Question 10.5.2: Use Graham’s law of effusion to calculate molar mass. A samp......
Use Graham’s law of effusion to calculate molar mass.
A sample of ethane, C_{2}H_{6}, effuses through a small hole at a rate of 3.6 × 10^{-6} mol/h. An unknown gas, under the same conditions, effuses at a rate of 1.3 × 10^{-6} mol/hr. Calculate the molar mass of the unknown gas.
You are asked to calculate the molar mass of an unknown gas.
You are given the effusion rate and identity of a gas and the effusion rate of the unknown gas measured under the same conditions.
Use Equation 10.14 and the molar mass of ethane to calculate the molar mass of the unknown gas.

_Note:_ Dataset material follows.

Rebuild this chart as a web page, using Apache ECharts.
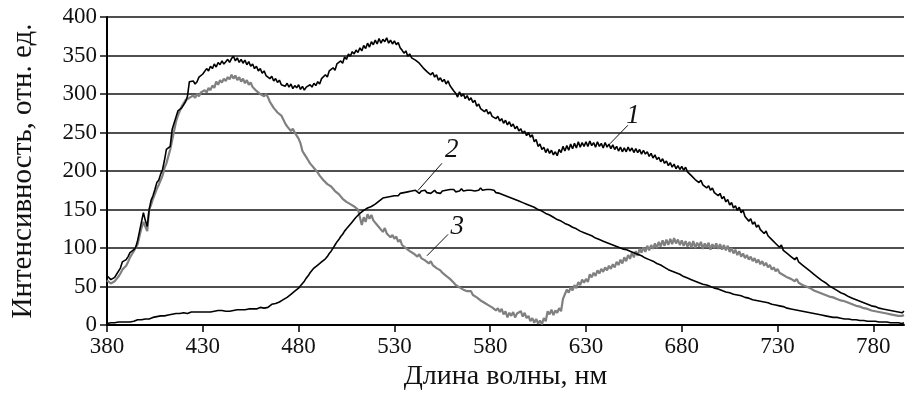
<!DOCTYPE html>
<html>
<head>
<meta charset="utf-8">
<style>
  html, body { margin: 0; padding: 0; background: #fff; }
  #chart { width: 905px; height: 396px; }
</style>
<script src="https://cdn.jsdelivr.net/npm/echarts@6/dist/echarts.min.js"></script>
</head>
<body>
<div id="chart"></div>
<script>
// Wavelength grid, nm (1 nm step)
const wavelengths = [
  380, 381, 382, 383, 384, 385, 386, 387, 388, 389,
  390, 391, 392, 393, 394, 395, 396, 397, 398, 399,
  400, 401, 402, 403, 404, 405, 406, 407, 408, 409,
  410, 411, 412, 413, 414, 415, 416, 417, 418, 419,
  420, 421, 422, 423, 424, 425, 426, 427, 428, 429,
  430, 431, 432, 433, 434, 435, 436, 437, 438, 439,
  440, 441, 442, 443, 444, 445, 446, 447, 448, 449,
  450, 451, 452, 453, 454, 455, 456, 457, 458, 459,
  460, 461, 462, 463, 464, 465, 466, 467, 468, 469,
  470, 471, 472, 473, 474, 475, 476, 477, 478, 479,
  480, 481, 482, 483, 484, 485, 486, 487, 488, 489,
  490, 491, 492, 493, 494, 495, 496, 497, 498, 499,
  500, 501, 502, 503, 504, 505, 506, 507, 508, 509,
  510, 511, 512, 513, 514, 515, 516, 517, 518, 519,
  520, 521, 522, 523, 524, 525, 526, 527, 528, 529,
  530, 531, 532, 533, 534, 535, 536, 537, 538, 539,
  540, 541, 542, 543, 544, 545, 546, 547, 548, 549,
  550, 551, 552, 553, 554, 555, 556, 557, 558, 559,
  560, 561, 562, 563, 564, 565, 566, 567, 568, 569,
  570, 571, 572, 573, 574, 575, 576, 577, 578, 579,
  580, 581, 582, 583, 584, 585, 586, 587, 588, 589,
  590, 591, 592, 593, 594, 595, 596, 597, 598, 599,
  600, 601, 602, 603, 604, 605, 606, 607, 608, 609,
  610, 611, 612, 613, 614, 615, 616, 617, 618, 619,
  620, 621, 622, 623, 624, 625, 626, 627, 628, 629,
  630, 631, 632, 633, 634, 635, 636, 637, 638, 639,
  640, 641, 642, 643, 644, 645, 646, 647, 648, 649,
  650, 651, 652, 653, 654, 655, 656, 657, 658, 659,
  660, 661, 662, 663, 664, 665, 666, 667, 668, 669,
  670, 671, 672, 673, 674, 675, 676, 677, 678, 679,
  680, 681, 682, 683, 684, 685, 686, 687, 688, 689,
  690, 691, 692, 693, 694, 695, 696, 697, 698, 699,
  700, 701, 702, 703, 704, 705, 706, 707, 708, 709,
  710, 711, 712, 713, 714, 715, 716, 717, 718, 719,
  720, 721, 722, 723, 724, 725, 726, 727, 728, 729,
  730, 731, 732, 733, 734, 735, 736, 737, 738, 739,
  740, 741, 742, 743, 744, 745, 746, 747, 748, 749,
  750, 751, 752, 753, 754, 755, 756, 757, 758, 759,
  760, 761, 762, 763, 764, 765, 766, 767, 768, 769,
  770, 771, 772, 773, 774, 775, 776, 777, 778, 779,
  780, 781, 782, 783, 784, 785, 786, 787, 788, 789,
  790, 791, 792, 793, 794, 795, 796
];

// Spectrum 1 (black, upper curve)
const spectrum1 = [
  64, 62, 59, 61, 62, 66, 68, 74, 82, 80,
  85, 89, 94, 96, 98, 101, 110, 122, 134, 146,
  136, 128, 150, 162, 168, 176, 185, 188, 196, 202,
  214, 228, 226, 232, 254, 262, 270, 278, 276, 282,
  286, 290, 297, 316, 314, 317, 313, 316, 322, 320,
  326, 324, 333, 330, 336, 333, 339, 335, 341, 338,
  343, 339, 342, 345, 341, 346, 349, 343, 347, 341,
  345, 340, 344, 338, 342, 336, 339, 333, 336, 330,
  333, 327, 330, 324, 326, 320, 323, 317, 320, 315,
  318, 312, 314, 310, 314, 309, 313, 307, 311, 308,
  312, 306, 310, 305, 309, 307, 312, 309, 314, 311,
  316, 313, 320, 318, 325, 322, 330, 328, 334, 331,
  339, 337, 343, 340, 348, 345, 352, 349, 355, 352,
  357, 354, 360, 356, 363, 359, 366, 361, 368, 364,
  370, 365, 372, 366, 371, 368, 373, 366, 370, 365,
  369, 364, 367, 360, 357, 353, 356, 349, 352, 347,
  349, 344, 346, 340, 342, 334, 336, 329, 331, 325,
  328, 322, 325, 318, 321, 316, 319, 313, 317, 311,
  313, 304, 301, 296, 303, 297, 300, 294, 298, 292,
  295, 289, 292, 284, 287, 281, 283, 277, 280, 274,
  277, 271, 273, 268, 271, 265, 268, 262, 266, 260,
  264, 258, 261, 255, 258, 252, 255, 249, 252, 246,
  250, 244, 247, 238, 241, 232, 235, 228, 231, 224,
  229, 223, 227, 221, 225, 220, 228, 224, 232, 226,
  233, 227, 235, 229, 236, 230, 238, 231, 237, 232,
  238, 232, 239, 233, 237, 231, 238, 232, 236, 230,
  237, 231, 235, 229, 234, 228, 232, 226, 231, 225,
  230, 225, 231, 226, 230, 224, 229, 224, 228, 222,
  227, 222, 225, 219, 223, 217, 221, 215, 218, 212,
  216, 210, 213, 207, 211, 205, 209, 203, 207, 202,
  206, 201, 205, 199, 201, 194, 196, 189, 191, 185,
  188, 182, 184, 178, 181, 175, 178, 172, 174, 168,
  171, 164, 167, 160, 163, 156, 159, 152, 155, 149,
  153, 146, 149, 141, 143, 135, 138, 131, 134, 127,
  130, 124, 126, 119, 122, 116, 118, 111, 113, 106,
  108, 101, 104, 97, 99, 93, 95, 89, 91, 85,
  88, 82, 84, 78, 80, 74, 76, 70, 72, 66,
  68, 62, 64, 58, 60, 55, 57, 51, 53, 48,
  50, 45, 47, 42, 44, 40, 41, 37, 39, 35,
  37, 33, 35, 31, 33, 29, 31, 27, 29, 25,
  27, 24, 26, 22, 24, 21, 23, 20, 22, 19,
  21, 18, 20, 17, 19, 16, 18
];

// Spectrum 2 (black, lower curve)
const spectrum2 = [
  2, 2, 3, 2, 3, 3, 4, 3, 4, 4,
  4, 5, 4, 5, 5, 6, 7, 6, 7, 6,
  8, 7, 8, 9, 10, 9, 11, 10, 12, 11,
  12, 13, 13, 12, 14, 13, 15, 14, 15, 14,
  16, 15, 15, 16, 17, 15, 17, 16, 17, 16,
  17, 18, 17, 18, 17, 18, 18, 17, 19, 18,
  19, 18, 18, 19, 18, 20, 19, 18, 20, 19,
  20, 19, 20, 20, 21, 20, 21, 22, 21, 22,
  23, 22, 22, 24, 23, 24, 27, 26, 28, 29,
  30, 31, 33, 34, 36, 38, 40, 42, 44, 46,
  48, 51, 54, 57, 61, 64, 68, 70, 74, 75,
  78, 80, 82, 84, 86, 89, 93, 96, 100, 104,
  108, 111, 115, 118, 122, 125, 128, 131, 134, 137,
  140, 142, 145, 147, 149, 150, 152, 153, 154, 156,
  157, 159, 161, 163, 165, 164, 166, 167, 167, 169,
  168, 170, 168, 171, 169, 172, 170, 173, 171, 174,
  172, 175, 173, 171, 174, 172, 175, 172, 174, 171,
  173, 175, 172, 174, 171, 174, 172, 175, 173, 176,
  174, 176, 173, 175, 174, 177, 174, 176, 175, 177,
  175, 177, 174, 176, 175, 178, 175, 177, 176, 175,
  176, 174, 175, 172, 173, 171, 171, 169, 170, 167,
  168, 165, 166, 163, 164, 161, 162, 159, 160, 157,
  158, 155, 156, 153, 154, 150, 151, 148, 149, 145,
  146, 143, 144, 140, 141, 137, 138, 135, 135, 132,
  133, 130, 131, 127, 128, 125, 126, 122, 123, 120,
  121, 118, 119, 116, 116, 113, 114, 111, 112, 109,
  110, 107, 108, 105, 106, 103, 104, 101, 102, 99,
  100, 98, 98, 96, 97, 94, 94, 92, 92, 90,
  89, 87, 87, 85, 85, 83, 83, 80, 81, 78,
  77, 75, 75, 72, 73, 70, 71, 68, 69, 66,
  66, 63, 64, 61, 62, 59, 60, 57, 58, 55,
  56, 53, 54, 52, 52, 50, 51, 48, 49, 47,
  48, 45, 46, 43, 44, 42, 42, 40, 41, 39,
  40, 38, 38, 36, 37, 35, 35, 33, 34, 32,
  33, 31, 32, 30, 30, 29, 29, 27, 28, 26,
  26, 25, 25, 24, 24, 22, 23, 21, 22, 20,
  21, 19, 20, 18, 19, 17, 17, 16, 16, 15,
  15, 14, 14, 13, 13, 12, 12, 11, 12, 10,
  11, 10, 10, 9, 10, 8, 9, 8, 8, 7,
  8, 7, 7, 6, 7, 6, 6, 5, 6, 5,
  6, 5, 5, 4, 5, 4, 5, 4, 4, 3,
  4, 3, 4, 3, 3, 2, 3
];

// Spectrum 3 (grey curve)
const spectrum3 = [
  58, 56, 54, 55, 57, 60, 63, 67, 72, 74,
  77, 82, 88, 92, 96, 101, 105, 116, 126, 134,
  128, 122, 150, 156, 164, 170, 177, 182, 188, 194,
  204, 210, 219, 228, 240, 252, 264, 272, 278, 284,
  288, 292, 290, 295, 293, 298, 295, 300, 297, 302,
  300, 305, 302, 308, 305, 311, 308, 316, 312, 318,
  315, 320, 317, 322, 319, 325, 320, 324, 318, 322,
  316, 320, 314, 318, 312, 315, 309, 311, 304, 306,
  300, 302, 297, 300, 296, 290, 286, 282, 280, 276,
  278, 272, 270, 262, 258, 256, 252, 255, 250, 246,
  242, 236, 226, 222, 218, 214, 210, 207, 204, 201,
  198, 194, 192, 188, 186, 183, 185, 180, 177, 174,
  175, 170, 168, 164, 165, 160, 161, 157, 158, 154,
  155, 150, 148, 130, 140, 134, 144, 138, 143, 136,
  138, 130, 127, 124, 121, 126, 119, 121, 114, 117,
  112, 115, 108, 111, 104, 106, 100, 102, 96, 98,
  93, 95, 89, 92, 87, 89, 84, 86, 80, 83,
  78, 80, 74, 76, 71, 68, 70, 64, 66, 60,
  58, 55, 52, 54, 49, 51, 46, 48, 44, 42,
  44, 39, 41, 36, 38, 32, 34, 29, 31, 26,
  27, 23, 25, 19, 22, 17, 21, 14, 18, 10,
  16, 12, 17, 10, 15, 13, 18, 11, 16, 9,
  12, 5, 9, 3, 8, 2, 6, 1, 9, 5,
  18, 14, 20, 13, 19, 16, 22, 18, 34, 40,
  46, 42, 49, 45, 52, 48, 56, 52, 59, 55,
  60, 56, 66, 62, 68, 64, 71, 67, 73, 69,
  75, 71, 77, 73, 79, 75, 82, 78, 85, 80,
  88, 83, 91, 86, 94, 88, 96, 90, 99, 94,
  101, 95, 103, 97, 104, 99, 106, 100, 108, 102,
  110, 103, 111, 104, 112, 105, 113, 106, 111, 104,
  110, 103, 109, 102, 108, 101, 109, 100, 107, 102,
  108, 99, 106, 101, 107, 98, 105, 100, 106, 99,
  105, 98, 104, 97, 103, 95, 100, 93, 98, 91,
  96, 89, 93, 87, 91, 85, 89, 83, 87, 81,
  85, 79, 83, 77, 81, 75, 78, 72, 75, 70,
  73, 68, 70, 65, 67, 62, 64, 60, 62, 57,
  60, 55, 57, 52, 54, 50, 52, 48, 49, 45,
  47, 43, 45, 41, 43, 39, 41, 37, 39, 36,
  37, 34, 36, 32, 34, 31, 32, 29, 30, 27,
  28, 25, 27, 24, 25, 22, 24, 21, 22, 19,
  21, 18, 20, 17, 18, 16, 17, 15, 16, 14,
  15, 13, 14, 12, 14, 12, 13
];

// Axis ticks
const xTicks = [380, 430, 480, 530, 580, 630, 680, 730, 780];
const yTicks = [0, 50, 100, 150, 200, 250, 300, 350, 400];

// Curve numbers with their leader lines
const curveTags = ['1', '2', '3'];
const tagPoints = [[654.5, 272], [560, 228], [562.8, 128]];
const leaderFrom = [[651.9, 259.5], [554.8, 210], [558, 117.7]];
const leaderTo = [[642.5, 235.4], [542.3, 174.7], [547, 90]];

const serif = '"Liberation Serif", "Times New Roman", "DejaVu Serif", serif';

function pairs(ys) {
  return wavelengths.map((x, i) => [x, ys[i]]);
}

const chart = echarts.init(document.getElementById('chart'), null, { renderer: 'canvas' });

const option = {
  backgroundColor: '#ffffff',
  animation: false,
  grid: { left: 107, right: 1, top: 17, bottom: 63, containLabel: false },
  xAxis: {
    type: 'value',
    min: 380,
    max: 796,
    name: 'Длина волны, нм',
    nameLocation: 'middle',
    nameGap: 31,
    nameTextStyle: { fontFamily: serif, fontSize: 28, color: '#111' },
    axisLine: { show: true, onZero: false, lineStyle: { color: '#000', width: 2 } },
    axisTick: { show: true, customValues: xTicks, length: 7, lineStyle: { color: '#000', width: 1.5 } },
    axisLabel: {
      customValues: xTicks,
      margin: 10,
      fontFamily: serif,
      fontSize: 23,
      color: '#111'
    },
    splitLine: { show: false }
  },
  yAxis: {
    type: 'value',
    min: 0,
    max: 400,
    interval: 50,
    name: 'Интенсивность, отн. ед.',
    nameLocation: 'middle',
    nameGap: 69,
    nameTextStyle: { fontFamily: serif, fontSize: 29, color: '#111' },
    axisLine: { show: true, lineStyle: { color: '#000', width: 2 } },
    axisTick: { show: true, length: 7, lineStyle: { color: '#111', width: 1.5 } },
    axisLabel: {
      customValues: yTicks,
      margin: 10,
      padding: [5, 0, 0, 0],
      fontFamily: serif,
      fontSize: 23,
      color: '#111'
    },
    splitLine: { show: true, lineStyle: { color: '#151515', width: 1.5 } }
  },
  series: [
    {
      name: '3',
      type: 'line',
      data: pairs(spectrum3),
      showSymbol: false,
      sampling: null,
      lineStyle: { color: '#808080', width: 2.2 },
      z: 3
    },
    {
      name: '2',
      type: 'line',
      data: pairs(spectrum2),
      showSymbol: false,
      sampling: null,
      lineStyle: { color: '#000', width: 1.6 },
      z: 4
    },
    {
      name: '1',
      type: 'line',
      data: pairs(spectrum1),
      showSymbol: false,
      sampling: null,
      lineStyle: { color: '#000', width: 1.6 },
      z: 4,
      markLine: {
        silent: true,
        symbol: 'none',
        label: { show: false },
        lineStyle: { color: '#111', width: 1, type: 'solid' },
        data: leaderFrom.map((p, i) => [{ coord: p }, { coord: leaderTo[i] }])
      }
    }
  ]
};

chart.setOption(option);

// Italic curve numbers placed in data coordinates
chart.setOption({
  graphic: curveTags.map((t, i) => {
    const p = chart.convertToPixel({ gridIndex: 0 }, tagPoints[i]);
    return {
      type: 'text',
      x: p[0],
      y: p[1],
      z: 10,
      style: {
        text: t,
        fontFamily: serif,
        fontStyle: 'italic',
        fontSize: 27,
        fill: '#111',
        align: 'center',
        verticalAlign: 'middle'
      }
    };
  })
});
</script>
</body>
</html>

\frac{rate_{1}}{rate_{2}} = \sqrt{\frac{M_{2}}{M_{1}} }
\frac{3.6 \times 10^{-6} \text{ mol/h}}{1.3 \times 10^{-6} \text{ mol/h}} =\sqrt{\frac{M_{2}}{30.07 \text{g/mol}} }
M_{2} = 230 g/mol
Is your answer reasonable? The unknown gas effuses at a slower rate than ethane, so its molar mass should be greater than that of ethane.